Where can we learn anything certain and true about God, about the world as a whole, and about ourselves? Is it not from the teaching of the Holy Spirit? For this teaching has taught us that God is the only Being that truly is – the only eternal and immutable Being – who neither receives being from non-being nor returns to non-being; who is Tri-hypostatic and Almighty, and who through His Logos brought forth all things from non-being in six days or, rather, as Moses states, He created them instantaneously. For we have heard him say, ‘First of all God created heaven and earth’ (Gen. 1:1). And He did not create them totally, empty or without any intermediary bodies at all. For the earth was mixed with water, and each was pregnant with air and with the various species of animals and plants, while the heavens were pregnant with various lights and fires; and so with the heavens and the earth all things received their existence. Thus first of all God created the heavens and the earth as a kind of all-embracing material substance with the potentiality of giving birth to all things.
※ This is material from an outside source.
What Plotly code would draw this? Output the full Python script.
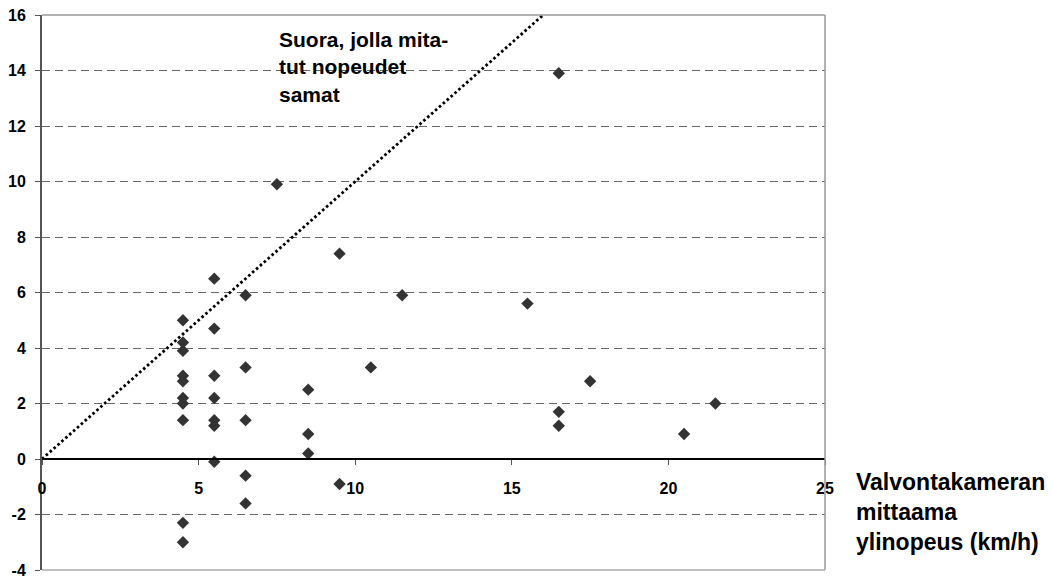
import plotly.graph_objects as go

# Camera-measured speeding (km/h) vs. difference values
camera_x = [4.5, 4.5, 4.5, 4.5, 4.5, 4.5, 4.5, 4.5, 4.5, 4.5,
            5.5, 5.5, 5.5, 5.5, 5.5, 5.5, 5.5,
            6.5, 6.5, 6.5, 6.5, 6.5,
            7.5,
            8.5, 8.5, 8.5,
            9.5, 9.5,
            10.5, 11.5, 15.5,
            16.5, 16.5, 16.5,
            17.5, 20.5, 21.5]
measured_y = [5.0, 4.2, 3.9, 3.0, 2.8, 2.2, 2.0, 1.4, -2.3, -3.0,
              6.5, 4.7, 3.0, 2.2, 1.4, 1.2, -0.1,
              5.9, 3.3, 1.4, -0.6, -1.6,
              9.9,
              2.5, 0.9, 0.2,
              7.4, -0.9,
              3.3, 5.9, 5.6,
              13.9, 1.7, 1.2,
              2.8, 0.9, 2.0]

# Line where both measured speeds are equal (y = x)
equal_x = [0, 16]
equal_y = [0, 16]

x_ticks = [0, 5, 10, 15, 20, 25]
y_ticks = [-4, -2, 0, 2, 4, 6, 8, 10, 12, 14, 16]

annotation_text = "Suora, jolla mita-<br>tut nopeudet<br>samat"
x_title_text = "Valvontakameran<br>mittaama<br>ylinopeus (km/h)"

FONT = "Liberation Sans, Arial, sans-serif"

fig = go.Figure()
fig.add_trace(go.Scatter(
    x=equal_x, y=equal_y, mode="lines",
    line=dict(color="black", width=2.8, dash="2.6px,2.6px"),
    hoverinfo="skip", showlegend=False))
fig.add_trace(go.Scatter(
    x=camera_x, y=measured_y, mode="markers",
    marker=dict(symbol="diamond", size=9.5, color="#333333", line=dict(width=0)),
    showlegend=False))

fig.update_layout(
    width=1053, height=579,
    margin=dict(l=42, r=228, t=15, b=9),
    paper_bgcolor="white", plot_bgcolor="white",
    font=dict(family=FONT, color="black"),
    xaxis=dict(
        range=[0, 25], tickvals=x_ticks,
        ticktext=["<b>%d</b>" % v for v in x_ticks],
        anchor="free", position=0.2, automargin=False,
        showline=True, linecolor="black", linewidth=1.5,
        ticks="outside", ticklen=5, tickcolor="#555", tickwidth=1,
        showgrid=False, zeroline=False,
        tickfont=dict(size=16, family=FONT, color="black"),
        ticklabelstandoff=10,
    ),
    yaxis=dict(
        range=[-4, 16], tickvals=y_ticks,
        ticktext=["<b>%d</b>" % v for v in y_ticks],
        automargin=False,
        showline=True, linecolor="#555555", linewidth=2,
        ticks="outside", ticklen=5, tickcolor="#555", tickwidth=1,
        showgrid=True, gridcolor="#666666", gridwidth=1, griddash="8px,5px",
        zeroline=False,
        tickfont=dict(size=16, family=FONT, color="black"),
        ticklabelstandoff=6,
    ),
    shapes=[
        dict(type="line", xref="paper", yref="paper", x0=0, x1=1, y0=1, y1=1,
             line=dict(color="#999999", width=1.5)),
        dict(type="line", xref="paper", yref="paper", x0=1, x1=1, y0=0, y1=1,
             line=dict(color="#999999", width=1.5)),
        dict(type="line", xref="paper", yref="paper", x0=0, x1=1, y0=0, y1=0,
             line=dict(color="#aaaaaa", width=1.5)),
    ],
    annotations=[
        dict(text=annotation_text, xref="x", yref="y", x=7.5, y=15.6,
             xanchor="left", yanchor="top", align="left", showarrow=False,
             font=dict(size=21, family=FONT, weight="bold", color="black")),
        dict(text=x_title_text, xref="x", yref="y", x=25, y=0,
             xanchor="left", yanchor="top", align="left", showarrow=False,
             xshift=29, yshift=-8,
             font=dict(size=23, family=FONT, weight="bold", color="black")),
    ],
)

fig.write_html("out.html")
In this way He rightly rebuts those who wrongly think that matter preexisted on its own as an autonomous entity.

After this initial creation. He who brings forth all things from non-being proceeds as it were to embellish and adorn the world. In six days He allotted its own proper and appropriate rank to each of His creatures that together constitute His world.

From Topics of Natural and Theological Science and on the Moral and Ascetic Life: One Hundred and Fifty Texts, 1, 21-22.